We must extrapolate the findings of Dr.Rangarajan with utterings on similar lines by some political bigwigs, of which one gentleman possessed a plethora of suffix in degree and doctoral thesis after his name, a person nonpareil.
George Bush Jr observed that the food crisis is largely due to countries like India where people have begun eating meat and exotic foods. He was alluding that the miserable Indians have long last found blithe in economic development and gained the resources to eat luxuriously. What would you say if someone who missed the Prime Ministerial chair by a wide distance, Rahul Gandhi blathering that, “Poverty is a state of the mind”? Meaning poverty is illusion or a hallucination. Who seemed hallucinated is worth laughing about if not scorning about. But then how could we forget about the former Prime minister and Doctor of Economics Manamohan Singh who was nonchalant and callous about tons of food grains rotting in FCI warehouse? What was the psyche of these men when they observed as they did, did they believe themselves to be paragons of frankness or did they consider the fact even remotely that their observations where the most of the irresponsible and cruel kind?

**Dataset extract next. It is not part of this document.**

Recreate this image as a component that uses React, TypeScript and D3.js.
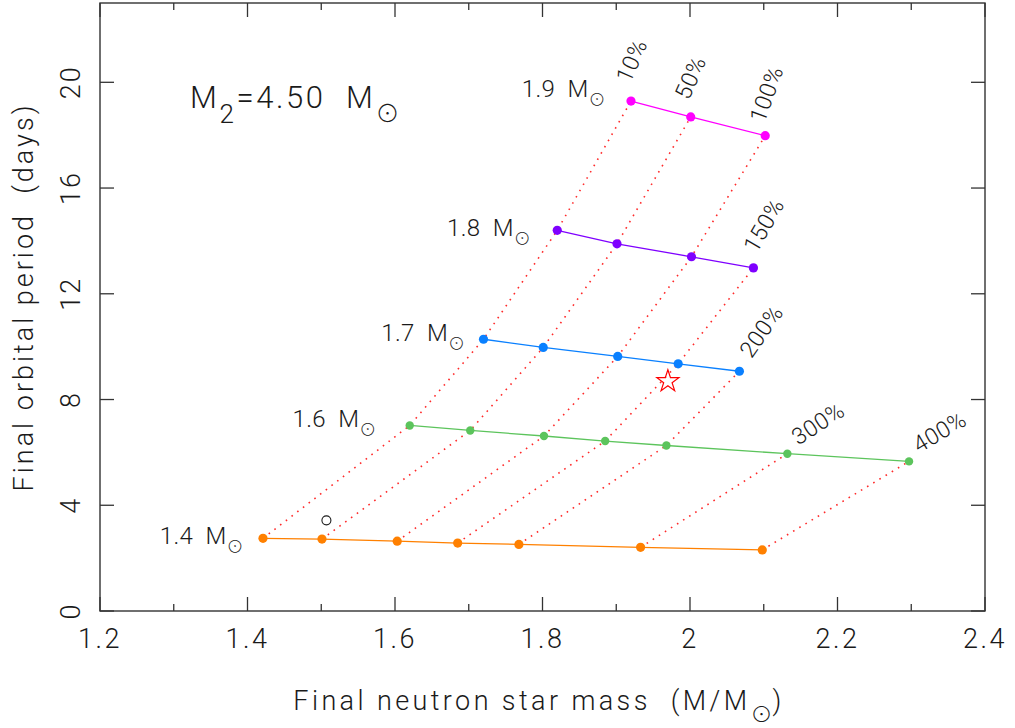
import React from 'react';
import * as d3 from 'd3';

const W = 1015;
const H = 728;

// ---- data ----
const massLabels = ['1.4', '1.6', '1.7', '1.8', '1.9'];
const percentLabels = ['10%', '50%', '100%', '150%', '200%', '300%', '400%'];

const ns14Mass = [1.421, 1.501, 1.603, 1.685, 1.768, 1.933, 2.098];
const ns14Period = [2.75, 2.72, 2.64, 2.57, 2.52, 2.41, 2.31];
const ns16Mass = [1.62, 1.702, 1.802, 1.885, 1.968, 2.132, 2.297];
const ns16Period = [7.02, 6.83, 6.62, 6.43, 6.26, 5.95, 5.66];
const ns17Mass = [1.72, 1.801, 1.902, 1.984, 2.067];
const ns17Period = [10.28, 9.97, 9.63, 9.35, 9.07];
const ns18Mass = [1.82, 1.901, 2.002, 2.086];
const ns18Period = [14.4, 13.89, 13.4, 12.98];
const ns19Mass = [1.92, 2.001, 2.102];
const ns19Period = [19.29, 18.69, 17.98];

const observedMass = [1.97];
const observedPeriod = [8.69];
const openMass = [1.507];
const openPeriod = [3.43];

const xMajorTicks = [1.2, 1.4, 1.6, 1.8, 2.0, 2.2, 2.4];
const xMinorTicks = [1.3, 1.5, 1.7, 1.9, 2.1, 2.3];
const yTicks = [0, 4, 8, 12, 16, 20];

// ---- styles / layout ----
const seriesColors = ['#ff8000', '#5cc45c', '#0a80ff', '#7f00ff', '#ff00ff'];
const markerR = [4.6, 4.2, 4.6, 4.6, 4.6];
// offset of the sun-symbol centre from the first point of each curve (px)
const labelOffsets = [[-28, 8], [-42, 4], [-27, 4], [-35, 8], [-34, -2]];
// percentage label anchor offset from the track end point (px) and rotation (deg)
const pctOffsets = [[-1, -17], [-2, -16], [-1, -12], [3, -14], [12, -12], [11, -8], [10, -8]];
const pctAngles = [66, 66, 70, 60, 55, 33, 31];

const FONT = 'Roboto, "Liberation Sans", sans-serif';
const SUNFONT = '"Noto Sans CJK SC", "DejaVu Sans", sans-serif';
const INK = '#1a1a1a';

const series = [
  { x: ns14Mass, y: ns14Period },
  { x: ns16Mass, y: ns16Period },
  { x: ns17Mass, y: ns17Period },
  { x: ns18Mass, y: ns18Period },
  { x: ns19Mass, y: ns19Period },
];

const L = 100, R = 985, T = 3, B = 611;
const xScale = d3.scaleLinear().domain([1.2, 2.4]).range([L, R]);
const yScale = d3.scaleLinear().domain([0, 23]).range([B, T]);

const lineGen = d3
  .line<[number, number]>()
  .x((d) => xScale(d[0]))
  .y((d) => yScale(d[1]));

const fmt = (v: number) => String(+v.toFixed(1));

export default function App() {
  const percentTracks = percentLabels.map((lab, i) => {
    const pts: [number, number][] = series
      .filter((s) => s.x.length > i)
      .map((s) => [s.x[i], s.y[i]]);
    return { lab, pts };
  });

  const star = d3.symbol().type(d3.symbolStar).size(150)();

  return (
    <svg
      width={W}
      height={H}
      style={{ position: 'absolute', left: 0, top: 0, background: '#fff' }}
      fontFamily={FONT}
    >
      <rect x={0} y={0} width={W} height={H} fill="#fff" />

      {/* frame */}
      <rect x={L} y={T} width={R - L} height={B - T} fill="none" stroke="#333" strokeWidth={1.4} />

      {/* x ticks */}
      {xMajorTicks.map((v) => (
        <g key={'xm' + v}>
          <line x1={xScale(v)} x2={xScale(v)} y1={B} y2={B - 14} stroke="#333" strokeWidth={1.3} />
          <line x1={xScale(v)} x2={xScale(v)} y1={T} y2={T + 14} stroke="#333" strokeWidth={1.3} />
          <text x={xScale(v)} y={648} textAnchor="middle" fontSize={27} fontWeight={300} fill={INK} letterSpacing={2.5}>
            {fmt(v)}
          </text>
        </g>
      ))}
      {xMinorTicks.map((v) => (
        <g key={'xn' + v}>
          <line x1={xScale(v)} x2={xScale(v)} y1={B} y2={B - 7} stroke="#333" strokeWidth={1.3} />
          <line x1={xScale(v)} x2={xScale(v)} y1={T} y2={T + 7} stroke="#333" strokeWidth={1.3} />
        </g>
      ))}
      {/* y ticks */}
      {yTicks.map((v) => (
        <g key={'y' + v}>
          <line x1={L} x2={L + 14} y1={yScale(v)} y2={yScale(v)} stroke="#333" strokeWidth={1.3} />
          <line x1={R} x2={R - 14} y1={yScale(v)} y2={yScale(v)} stroke="#333" strokeWidth={1.3} />
          <text
            transform={`translate(80,${yScale(v)}) rotate(-90)`}
            textAnchor="middle"
            fontSize={27}
            fontWeight={300}
            fill={INK}
            letterSpacing={2}
          >
            {fmt(v)}
          </text>
        </g>
      ))}

      {/* axis titles */}
      <text x={539} y={710} textAnchor="middle" fontSize={27} fontWeight={300} fill={INK} letterSpacing={3.4}>
        Final neutron star mass{'\u00a0\u00a0'}(M/M
        <tspan fontFamily={SUNFONT} fontWeight={300} fontSize={22} dy={12.4} letterSpacing={0}>⊙</tspan>
        <tspan dy={-12.4}>)</tspan>
      </text>
      <text
        transform="translate(33,297) rotate(-90)"
        textAnchor="middle"
        fontSize={27}
        fontWeight={300}
        fill={INK}
        letterSpacing={3}
      >
        Final orbital period{'\u00a0\u00a0'}(days)
      </text>

      {/* M2 annotation */}
      <text x={190} y={108} fontSize={31} fontWeight={300} fill={INK} letterSpacing={2.6}>
        M<tspan fontSize={26} dy={14.7}>2</tspan>
        <tspan dy={-14.7}>=4.50{'\u00a0\u00a0'}M</tspan>
        <tspan fontFamily={SUNFONT} fontWeight={300} fontSize={24} dy={14} letterSpacing={0}>⊙</tspan>
      </text>

      {/* dotted percentage tracks */}
      {percentTracks.map((t) => (
        <path
          key={'trk' + t.lab}
          d={lineGen(t.pts) || ''}
          fill="none"
          stroke="#ff2a2a"
          strokeWidth={1.6}
          strokeDasharray="1.6 5.6"
        />
      ))}

      {/* coloured curves */}
      {series.map((s, k) => (
        <path
          key={'ln' + k}
          d={lineGen(s.x.map((x, i) => [x, s.y[i]] as [number, number])) || ''}
          fill="none"
          stroke={seriesColors[k]}
          strokeWidth={1.3}
        />
      ))}
      {series.map((s, k) =>
        s.x.map((x, i) => (
          <circle key={`pt${k}-${i}`} cx={xScale(x)} cy={yScale(s.y[i])} r={markerR[k]} fill={seriesColors[k]} />
        ))
      )}

      {/* mass labels */}
      {series.map((s, k) => {
        const cx = xScale(s.x[0]) + labelOffsets[k][0];
        const cy = yScale(s.y[0]) + labelOffsets[k][1];
        return (
          <text key={'ml' + k} x={cx + 8.5} y={cy - 2.5} textAnchor="end" fontSize={24} fontWeight={300} fill={INK} letterSpacing={0.3}>
            {massLabels[k]}{'\u00a0\u00a0'}M
            <tspan fontFamily={SUNFONT} fontWeight={300} fontSize={17} dy={9} letterSpacing={0}>⊙</tspan>
          </text>
        );
      })}

      {/* percentage labels */}
      {percentTracks.map((t, i) => {
        const n = t.pts.length;
        const ex = xScale(t.pts[n - 1][0]);
        const ey = yScale(t.pts[n - 1][1]);
        const ax = ex + pctOffsets[i][0];
        const ay = ey + pctOffsets[i][1];
        return (
          <text
            key={'pl' + t.lab}
            transform={`translate(${ax},${ay}) rotate(${-pctAngles[i]})`}
            fontSize={23}
            fontWeight={300}
            fill={INK}
            letterSpacing={0.5}
          >
            {t.lab}
          </text>
        );
      })}

      {/* observed pulsar (star) and open circle */}
      {observedMass.map((m, i) => (
        <path
          key={'st' + i}
          d={star || ''}
          transform={`translate(${xScale(m)},${yScale(observedPeriod[i])})`}
          fill="none"
          stroke="#ff0000"
          strokeWidth={1.2}
        />
      ))}
      {openMass.map((m, i) => (
        <circle key={'oc' + i} cx={xScale(m)} cy={yScale(openPeriod[i])} r={4.5} fill="none" stroke={INK} strokeWidth={1.1} />
      ))}
    </svg>
  );
}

Dr.Rangarajan  need not measure the density of happiness or the scale of satisfaction in the commoners face , he need not bench mark gross national happiness instead of GNP. All that he and men who juggle with the economic livelihood of multitude of Indians need to do is only to show an iota, a fair amount of respect and appreciate that there is something called dignity even in a beaten man. And to extrapolate fantastic economic theories and determinations with poverty line bench marks as he has done is simply cruel and breathe of disdain. We do not deserve that. Do we?

Dr. Rangarajan’s poverty line threshold reminds me of William Shakespeare  quote in Julius Caesar, “The most unkindest cut of all”.